# Fourier series question

I got this question out of a book, but I can't get the book's answer. Since I can't draw, I'll just describe the graph given. Express q(t) as a Fourier series expansion.

The charge q(t) on the plates of a capacitor at time t is shown as a saw-tooth wave with period $2\pi$ and its peak is at $t = \pi$, where q(t) = Q.

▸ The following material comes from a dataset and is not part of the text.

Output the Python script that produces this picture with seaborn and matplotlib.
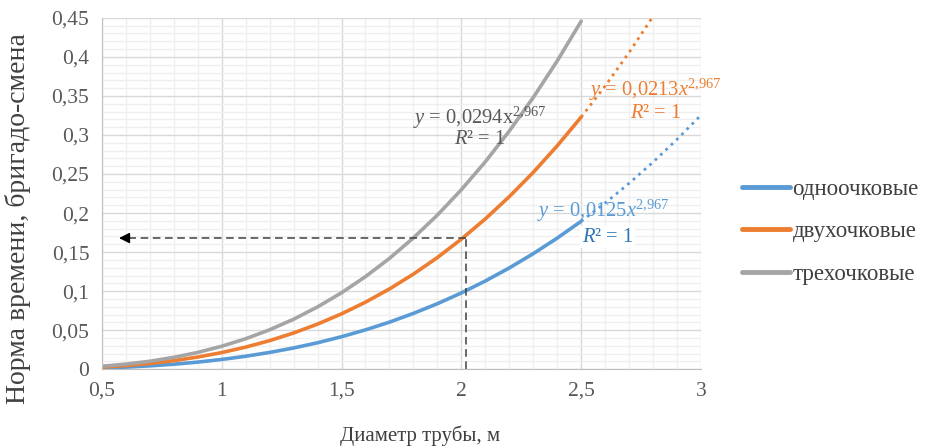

At first, I tried to use the expressions for open boundary conditions (as q(t) is 0 at t = 0 and t = 2 pi). I got stuck, so I started again, with

$$q(t) = \frac{a_{0}}{\sqrt{L}} + \sum_{n=1}^\infty a_{n} \left(\frac{2}{L}\right)^\frac{1}{2} \cos \frac{2\pi nt}{L} + \sum_{n=1}^\infty b_{n} \left(\frac{2}{L}\right)^\frac{1}{2} \sin \frac{2\pi nt}{L}$$

where

$$a_{0} = \int_{0}^{L} \left(\frac{1}{L}\right)^\frac{1}{2} q(t) dt$$

$$a_{n} = \int_{0}^{L} \left(\frac{2}{L}\right)^\frac{1}{2} \cos \frac{2\pi nt}{L} q(t) dt$$

$$b_{n} = \int_{0}^{L} \left(\frac{2}{L}\right)^\frac{1}{2} \sin \frac{2\pi nt}{L} q(t) dt$$

Now, since the saw-tooth is symmetric, there was no need to calculate $b_{n}$, since they'd have been 0 anyway.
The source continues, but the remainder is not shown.